The market is filling in with shoppers. Beth arrives for her weekly purchase of 4 cobs of corn. Shortly after that a gentleman asks for a whole bag. That’s 60 ears. Cyndi happily hands over a big, green mesh bag full of corn. The pile is dwindling nicely.
The drizzle is starting. The customers with umbrellas don’t let that phase them. A basket of tomatoes goes home with someone for canning. More corn, a few cobs at a time, baskets of beans, a few pints of raspberries. And a steady flow of strawberry purchases. I ask Cyndi what’s the most popular item today, “the strawberries for sure. It’s always the strawberries.” As the sweet aroma wafts through the damp air and those gorgeous red berries stand out on the table, it’s no wonder they’re the favourite.
The rain is getting heavier and Cyndi wisely starts to pack away the dry goods knowing that the rest of the afternoon will likely be a washout. The jams and maple syrup get packed away first, then the back rows of each types of produce in turn. Leaving some out for last-minute customers to reach, of course.
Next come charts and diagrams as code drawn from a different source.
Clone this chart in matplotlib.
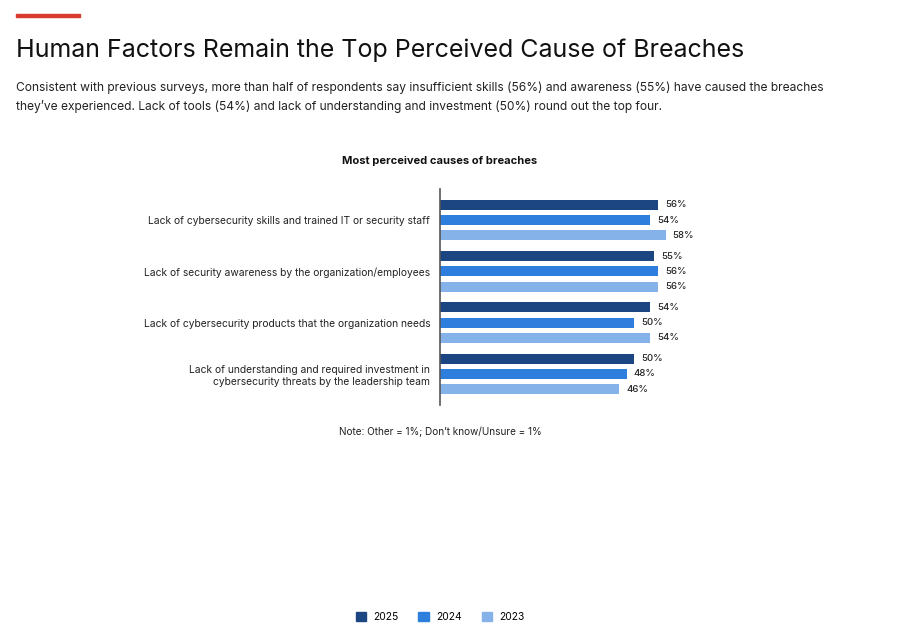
import matplotlib.pyplot as plt
import matplotlib.patches as mpatches
import numpy as np

plt.rcParams['font.family'] = ['Inter', 'DejaVu Sans']

causes = [
    'Lack of cybersecurity skills and trained IT or security staff',
    'Lack of security awareness by the organization/employees',
    'Lack of cybersecurity products that the organization needs',
    'Lack of understanding and required investment in\ncybersecurity threats by the leadership team',
]
years = ['2025', '2024', '2023']
v2025 = [56, 55, 54, 50]
v2024 = [54, 56, 50, 48]
v2023 = [58, 56, 54, 46]
colors = ['#1c4682', '#2e7fdd', '#85b2e9']

fig = plt.figure(figsize=(9.04, 6.38), dpi=100)

# red accent line + heading
fig.patches.append(mpatches.Rectangle((16 / 904, 1 - 17 / 638), 64 / 904, 3 / 638,
                                      transform=fig.transFigure, color='#d83a2f'))
fig.text(16 / 904, 1 - 50 / 638, 'Human Factors Remain the Top Perceived Cause of Breaches',
         fontsize=18, va='center', ha='left', color='#111111')
fig.text(16 / 904, 1 - 97 / 638,
         'Consistent with previous surveys, more than half of respondents say insufficient skills (56%) and awareness (55%) have caused the breaches\n'
         'they\u2019ve experienced. Lack of tools (54%) and lack of understanding and investment (50%) round out the top four.',
         fontsize=8.65, va='center', ha='left', color='#222222', linespacing=1.6)

ax = fig.add_axes([440 / 904, 1 - 405 / 638, 389 / 904, 216 / 638])
centers = np.arange(len(causes)) * 51.3
offsets = [-15.2, 0, 15.2]
for vals, off, col in zip([v2025, v2024, v2023], offsets, colors):
    ax.barh(centers + off, vals, height=10, color=col)
    for y, v in zip(centers + off, vals):
        ax.text(v + 1.8, y, f'{v}%', va='center', ha='left', fontsize=6.9,
                fontweight='medium', color='#222222')

ax.set_xlim(0, 100)
ax.set_ylim(centers[-1] + 31, -31)
ax.set_yticks(centers)
ax.set_yticklabels(causes, fontsize=7.4, color='#222222', ha='right')
ax.tick_params(axis='y', length=0, pad=7)
ax.set_xticks([])
for s in ['top', 'right', 'bottom']:
    ax.spines[s].set_visible(False)
ax.spines['left'].set_color('#555555')
ax.spines['left'].set_linewidth(1.2)
ax.set_facecolor('none')

fig.text(440 / 904, 1 - 161 / 638, 'Most perceived causes of breaches',
         fontsize=8, fontweight='bold', ha='center', va='center', color='#111111')
fig.text(440 / 904, 1 - 432 / 638, 'Note: Other = 1%; Don\u2019t know/Unsure = 1%',
         fontsize=7.2, ha='center', va='center', color='#222222')

handles = [mpatches.Patch(color=c, label=y) for c, y in zip(colors, years)]
fig.legend(handles=handles, loc='center', bbox_to_anchor=(440 / 904, 1 - 617 / 638),
           ncol=3, frameon=False, fontsize=7.4, handlelength=1.0, handleheight=1.0,
           handletextpad=0.7, columnspacing=1.95)

plt.savefig('out.png', dpi=100)
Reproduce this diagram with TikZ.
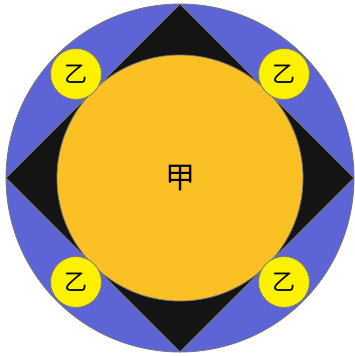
\documentclass[tikz,border=0pt]{standalone}
\usepackage{fontspec}
\newfontfamily\cjk{Noto Sans CJK SC}
\definecolor{ringblue}{RGB}{92,100,214}
\definecolor{darkfill}{RGB}{20,20,20}
\definecolor{orangefill}{RGB}{251,192,36}
\definecolor{yellowfill}{RGB}{252,242,0}
\definecolor{edgegray}{RGB}{120,120,120}
\begin{document}
\begin{tikzpicture}[x=1pt,y=-1pt,
  edge/.style={draw=edgegray,line width=0.8pt},
  smallc/.style={circle,edge,fill=yellowfill,minimum size=51pt,inner sep=0pt,font=\cjk\fontsize{23}{23}\selectfont},
  bigc/.style={circle,edge,fill=orangefill,minimum size=246pt,inner sep=0pt,font=\cjk\fontsize{30}{30}\selectfont}]
\useasboundingbox (0,0) rectangle (355,356);
\coordinate (c) at (180,178);
\node[circle,edge,fill=ringblue,minimum size=348pt,inner sep=0pt] (outer) at (c) {};
\coordinate (t) at (180,4);
\coordinate (r) at (354,178);
\coordinate (b) at (180,352);
\coordinate (l) at (6,178);
\draw[edge,fill=darkfill] (t) -- (r) -- (b) -- (l) -- cycle;
\node[bigc] (jia) at (c) {甲};
\node[smallc] (y1) at (76,74) {乙};
\node[smallc] (y2) at (284,74) {乙};
\node[smallc] (y3) at (76,282) {乙};
\node[smallc] (y4) at (284,282) {乙};
\end{tikzpicture}
\end{document}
Luke arrives back at the market with the truck.
The last of the produce has been sorted and tucked back into the trailer and, even faster than it went up, the tables are down and the tents collapsed. The truck and trailer depart the parking lot and head back to the farm.
Back at the farm, the produce is unloaded and sorted. The team at McLean’s is planning, picking and sorting and getting the trailer ready to do it all again tomorrow. And me? I’m going home to plan dinner around my green and yellow beans. And have a nap.